Checking robustness of a trend to catalogue inhomogeneities#
Oftentimes, we will find that multiple values are reported for a certain parameter when describing a given system. Ideally, your results should not depend on which of these values are chosen, unless there is good reason to believe that one parameter set is more reliable than others. For example, a given study may uniformly derive parameters across a sample — offering a more apples-to-apples comparison than heterogeneous measurements drawn from compiled catalogues. Alternatively, a measurement may have been made with a methodology that is more precise and prone to fewer systematic biases than others, such that it may be considered more ‘reliable’.
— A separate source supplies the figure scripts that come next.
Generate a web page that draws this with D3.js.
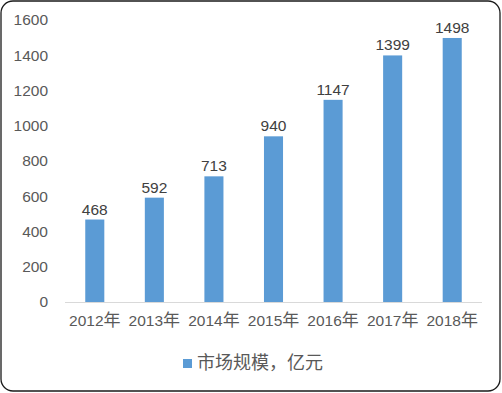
<!DOCTYPE html>
<html><head><meta charset="utf-8">
<script src="https://cdn.jsdelivr.net/npm/d3@7"></script>
<style>
html,body{margin:0;padding:0;background:#fff;}
svg{display:block;font-family:"Liberation Sans","Noto Sans CJK SC",sans-serif;}
</style></head>
<body>
<svg id="c" width="502" height="393"></svg>
<script>
const categories = ["2012年","2013年","2014年","2015年","2016年","2017年","2018年"];
const values = [468,592,713,940,1147,1399,1498];
const yTicks = [0,200,400,600,800,1000,1200,1400,1600];
const seriesName = "市场规模，亿元";

(function(){
const svg = d3.select("#c");
const W = 502, H = 393;
const LAT = "'Liberation Sans',sans-serif";
const CJK = "'Noto Sans CJK SC',sans-serif";
svg.append("rect").attr("x",1).attr("y",1).attr("width",W-3).attr("height",H-3)
  .attr("rx",12).attr("ry",12).attr("fill","#fff").attr("stroke","#1a1a1a").attr("stroke-width",1.3);

const pL = 65, pR = 482, pT = 20, pB = 302;
const x = d3.scaleBand().domain(categories).range([pL,pR]).paddingInner(0.68).paddingOuter(0.34);
const y = d3.scaleLinear().domain([0,1600]).range([pB,pT]);

const yAxis = svg.append("g").attr("transform",`translate(${pL},0)`)
  .call(d3.axisLeft(y).tickValues(yTicks).tickFormat(d3.format("d")).tickSize(0).tickPadding(17));
yAxis.select(".domain").remove();
yAxis.selectAll("text").attr("fill","#595959").style("font-size","15.5px")
  .style("font-family",LAT);

svg.append("g").selectAll("rect").data(values).join("rect")
  .attr("x",(d,i)=>x(categories[i]))
  .attr("width",x.bandwidth())
  .attr("y",d=>y(d))
  .attr("height",d=>pB-y(d))
  .attr("fill","#5B9BD5");

svg.append("line").attr("x1",pL).attr("x2",pR).attr("y1",pB+0.5).attr("y2",pB+0.5)
  .attr("stroke","#d9d9d9").attr("stroke-width",1);

svg.append("g").selectAll("text").data(values).join("text")
  .attr("x",(d,i)=>x(categories[i])+x.bandwidth()/2)
  .attr("y",d=>y(d)-5)
  .attr("text-anchor","middle")
  .attr("fill","#404040").style("font-size","15.5px").style("font-family",LAT)
  .text(d=>d);

const xAxis = svg.append("g").attr("transform",`translate(0,${pB})`)
  .call(d3.axisBottom(x).tickSize(0).tickPadding(17));
xAxis.select(".domain").remove();
xAxis.selectAll("text").attr("fill","#595959").each(function(d){
  const t = d3.select(this);
  t.text(null);
  const m = d.match(/^(\d+)(.*)$/);
  t.append("tspan").style("font-size","15.5px").style("font-family",LAT).text(m[1]);
  t.append("tspan").style("font-size","17px").style("font-family",CJK).text(m[2]);
});

const lg = svg.append("g").attr("transform","translate(183,359)");
lg.append("rect").attr("x",0).attr("y",0).attr("width",9).attr("height",9).attr("fill","#5B9BD5");
lg.append("text").attr("x",14).attr("y",5).attr("fill","#595959")
  .style("font-size","18px").style("font-family",CJK).attr("dominant-baseline","middle").text(seriesName);
})();
</script>
</body></html>
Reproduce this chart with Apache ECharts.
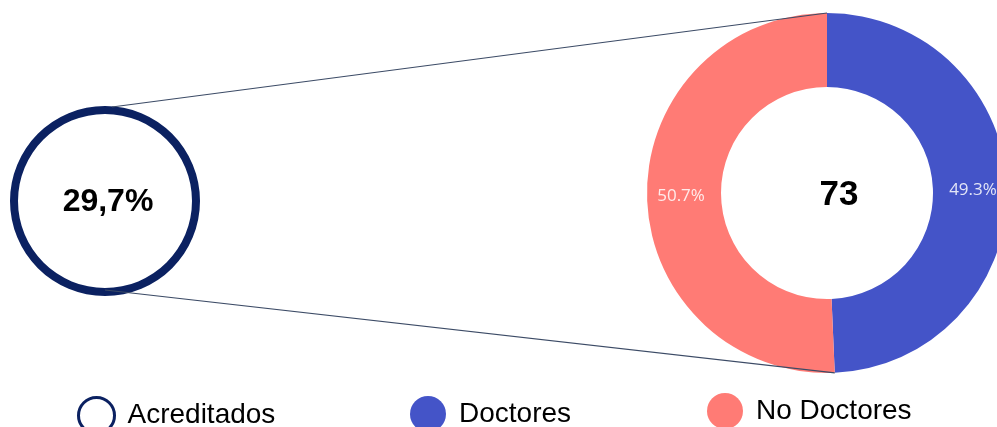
<!DOCTYPE html>
<html>
<head>
<meta charset="utf-8">
<script src="https://cdn.jsdelivr.net/npm/echarts@6/dist/echarts.min.js"></script>
<style>
  html, body { margin: 0; padding: 0; background: #fff; }
  #chart { width: 997px; height: 427px; }
</style>
</head>
<body>
<div id="chart"></div>
<script>
// datos
const legendNames = ['Acreditados', 'Doctores', 'No Doctores'];
const acreditadosLabel = ['29,7%'];
const donutNames = ['Doctores', 'No Doctores'];
const donutValues = [36, 37];

// colores
const navy = '#0b2161';
const blue = '#4454c8';
const salmon = '#ff7b75';

// geometria de los dos circulos
const ring = { cx: 105, cy: 201, r0: 87, r1: 95 };
const donut = { cx: 827, cy: 193, r0: 106, r1: 180 };

const total = donutValues.reduce((a, b) => a + b, 0);
const font = 'Liberation Sans, Arial, sans-serif';

const myChart = echarts.init(document.getElementById('chart'));

// lineas que unen el circulo con la dona
const blueEnd = (donutValues[0] / total) * 2 * Math.PI;
const lines = [
  [ring.cx + 7, ring.cy - ring.r1 + 1, donut.cx, donut.cy - donut.r1],
  [ring.cx, ring.cy + ring.r1 - 6,
    donut.cx + donut.r1 * Math.sin(blueEnd), donut.cy - donut.r1 * Math.cos(blueEnd)]
];

const legendBase = {
  orient: 'horizontal',
  padding: 0,
  itemWidth: 36,
  itemHeight: 36,
  selectedMode: false,
  icon: 'circle',
  textStyle: { fontSize: 28, color: '#000', fontFamily: font, padding: [0, 0, 0, 8] }
};

let option = {
  animation: false,
  title: {
    text: String(total),
    left: 834,
    top: 190,
    textAlign: 'center',
    textVerticalAlign: 'middle',
    textStyle: { fontSize: 35, fontWeight: 'bold', color: '#000', fontFamily: font }
  },
  legend: [
    Object.assign({}, legendBase, {
      left: 77, top: 396,
      data: [{ name: legendNames[0], itemStyle: { color: '#fff', borderColor: navy, borderWidth: 3 } }]
    }),
    Object.assign({}, legendBase, {
      left: 410, top: 396,
      data: [{ name: legendNames[1] }]
    }),
    Object.assign({}, legendBase, {
      left: 707, top: 393,
      data: [{ name: legendNames[2] }]
    })
  ],
  graphic: lines.map(l => ({
    type: 'line',
    z: 10,
    shape: { x1: l[0], y1: l[1], x2: l[2], y2: l[3] },
    style: { stroke: '#3c4b66', lineWidth: 1.2 }
  })),
  series: [
    {
      name: 'acreditados',
      type: 'pie',
      center: [ring.cx, ring.cy],
      radius: [ring.r0, ring.r1],
      silent: true,
      label: {
        show: true,
        position: 'center',
        formatter: acreditadosLabel[0],
        fontSize: 32,
        fontWeight: 'bold',
        color: '#000',
        fontFamily: font,
        offset: [3, 1]
      },
      labelLine: { show: false },
      emphasis: { disabled: true },
      itemStyle: { color: navy },
      data: [{ name: legendNames[0], value: 1 }]
    },
    {
      name: 'doctores',
      type: 'pie',
      center: [donut.cx, donut.cy],
      radius: [donut.r0, donut.r1],
      startAngle: 90,
      clockwise: true,
      silent: true,
      percentPrecision: 1,
      label: {
        show: true,
        position: 'inside',
        formatter: '{d}%',
        fontSize: 17,
        color: 'rgba(255,255,255,0.85)',
        fontFamily: 'Open Sans, sans-serif'
      },
      emphasis: { disabled: true },
      data: donutNames.map((n, i) => ({
        name: n,
        value: donutValues[i],
        itemStyle: { color: i === 0 ? blue : salmon }
      }))
    }
  ]
};

option && myChart.setOption(option);
</script>
</body>
</html>
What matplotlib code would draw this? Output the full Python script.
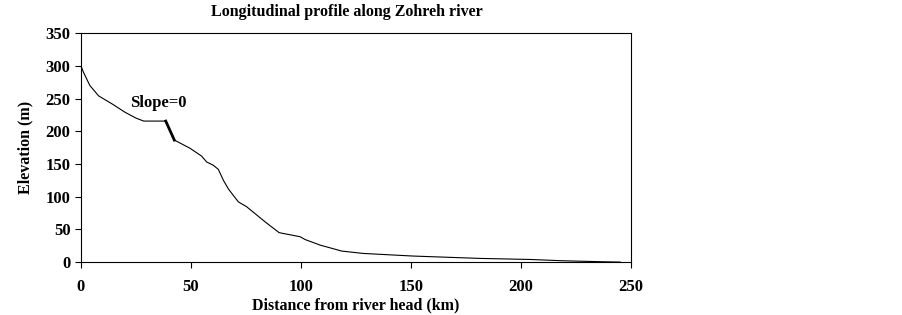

Because we are working with compiled catalogues that are not homogenous, we should verify that the observed trend is present irrespective of what value we choose for the stellar effective temperature.
Exercise 4
Create a two-panel figure in which the top panel is the same as your figure from Exercise 3, and the lower panel is the same figure but with stellar effective temperature drawn from the TEPCat reported values.
Repeat the exercise of checking at which temperature you begin to see a higher rate of spin-orbit misaligned hot Jupiters. Is this value roughly constant across both panels?
Considering different exoplanet populations#
While, historically, spin-orbit measurements have been primarily confined to hot Jupiter systems, increasingly they have been obtained for warm Jupiters as well as lower-mass/smaller exoplanets. While these populations are smaller, they so far have not been observed to follow the same trends observed for hot Jupiters. Here we will visualize what those other distributions look like.
Exercise 5
Create a three-panel figure in which the top panel is the same as your figure from Exercise 3, the middle panel is the same but with warm Jupiters (\(0.3M_J \leq M \leq 13 M_J\) and \(a/R_*>10\)), and the bottom panel shows the spin-orbit distribution for all lower-mass planets (\(M<0.3M_J\)). Describe similarities and differences between each population.
Remove binaries#
When a binary companion is present, a quite broad range of physical mechanisms — for example, von Zeipel-Lidov-Kozai oscillations induced by the binary perturber; disk nodal precession; and secular resonance crosings — can produce spin-orbit misalignments, whereas the set of misalignment mechanisms is substantially more limited in single-star systems. As a result, considering only single-star systems can help to gain physical intuition into what the primary mechanisms are that sculpt at least some sub-populations of the stellar obliquity distribution.
The NASA Exoplanet Archive includes a column, ‘sy_snum’, that lists whether a system has a known binary star companion. While this is not necessarily complete (some binary companions can be quite faint and tricky to find), we can remove at least the listed binaries to show how the sample changes. Note that there are other places to vet for binaries — for example, using the Gaia astrometric catalogue — but, for simplicity, we will consider only the NASA Exoplanet Archive here.
Exercise 6
Remove all listed binary or multi-star systems (those with sy_snum>1) listed in the NASA Exoplanet and describe how the trends change.
Shift the limits of where you place the borders of each planetary population. What empirical limits most naturally divide the planets into distinct groups?
Understanding emerging trends#
A second observed trend that has recently emerged is that warm Jupiters in single-star systems are preferentially spin-orbit aligned (Rice et al. 2022; Wang et al. 2024). As such, another useful figure to show is how stellar obliquity varies with star-planet separation. We can use this to empirically define what is considered a “warm Jupiter”.
Exercise 7
Re-make the same 3-panel figure as in Exercise 6, but with the orbital separation (\(a/R_*\)) on the x-axis, rather than the stellar effective temperature. At what cutoff of \(a/R_*\) do planets stop showing a high rate of spin-orbit misalignment?